Pastor Mike made a comment today in his sermon on Joseph, how he’s both good looking and well built, which, while most people consider desirable, can be dangerous on a moral level. Specifically, they cause people like Potiphar’s wife to tempt him into sin.

I actually think about stuff like this a lot, personal attributes that nearly everyone want, which are actually a hindrance morally or spiritually.

For example, good taste. Whether it’s good taste in food, clothes, music, movies, or whatever, everyone wants to have good taste, but is there anything spiritually good about it? I honestly want to know. As I see it, only bad can come out of it. You don’t get more personal enjoyment from it: you’re harder to please, less satisfied in general by those things for which you have taste, and it takes more effort or resources to satisfy your tastes. And the constant temptation of good taste is to look down on others who don’t share that taste. It’s a battle to have good taste and not turn into a snob. And none of that is good. So spiritually speaking, what good is good taste? It seems to me in many ways a curse.

I was reminded of this at Connie and Marshall’s 3rd wedding. I’m not saying I have the best musical taste in the world, but I am fairly discerning and have strong opinions about music. I was struck by the wedding because I fully agreed with the pianist’s playing (except for 2 chord choices in the second worship song). But I could not remember the last time I was completely satisfied by the piano playing at a wedding I attended (including my own playing). That made me sad. My discernment brings me less satisfaction and makes me look down on people, which sucks. It’s a curse.

I suppose the sweet spot is to have discernment that allows one to bless others and still not look down on others who don’t have that. It’s just hard is all. Fortunately, outside of certain foods and music (and some people would question even that) I have very little good taste. And I’m thinking maybe that’s a good thing morally.

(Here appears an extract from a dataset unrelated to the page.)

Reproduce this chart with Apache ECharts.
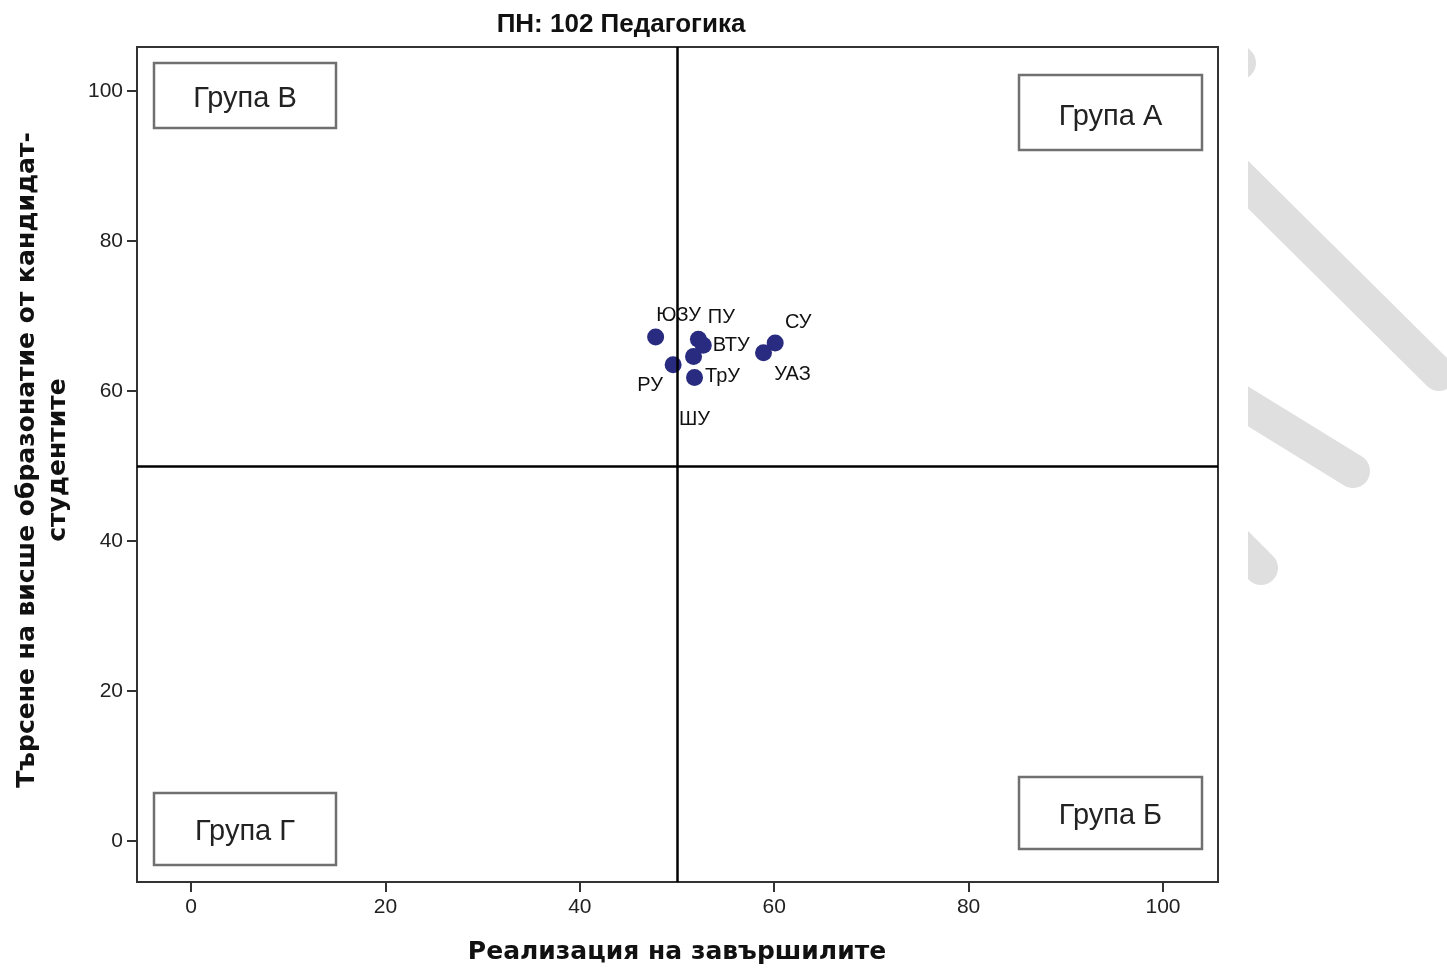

So like with Abby, I’m just wondering, why should we cultivate good taste in her? What benefit does that do to her character? Maybe it’s better for her soul if she never develops refined tastes in things. We’ll see how that goes over when she comes home from school crying because the kids made fun of how daddy dressed her like an engineer.

So yeah, anyway, I think a lot about things we covet, like looks and talents, and the effect they have on our moral character. I do believe that it is more difficult for extremely beautiful people to have strong moral character. Obviously, like Joseph, many of them do; I’m just think it’s harder. To make a huge generality with many exceptions, while growing up I always felt that the good-looking / popular kids tended to have lower standards of morality. So for a long time, I preferred hanging out with “losers”, the unpopular crowd (not that I had much choice), and honest to God, the reason was I believed that they had higher moral character.

Then I realized that I was wrong; they didn’t mess around not because of their character, but simply because they lacked opportunity. Like, I didn’t attend, but I’ve heard that those CTY camps for “talented” high-schoolers were basically sex camps for nerds. If they have the opportunity, they’re just as base as the popular kids.

But still, whether by choice or circumstance, it’s better not to compromise morally. So this might be odd, but I’ve always wanted my kids to not be too good looking. My ideal is that they be like Jieun, who was somewhat of an ugly duckling. I’m not saying that’s the reason she turned out to be the woman of character she is, but I think it helped. And since I care much more about my childrens’ character than anything else, I kind of don’t want them to be too attractive as kids. Because it does affect them.

I guess there’s a kind of balance to it. I think it’s kind of like with what Proverbs 30:8-9 has to say about money. Too much money, and we may disown God. Too little, and we may steal and dishonor God. I kind of think other things like looks are the same way: too much and we are more inclined or tempted to compromise, too little and we become too bitter.

Anyway, I think about stuff like this all the time. How will I raise children of character? What kinds of stuff influences their character? It matters a lot to me. I just hope in the meantime I’m not too much a hypocrite and that they don’t hate me.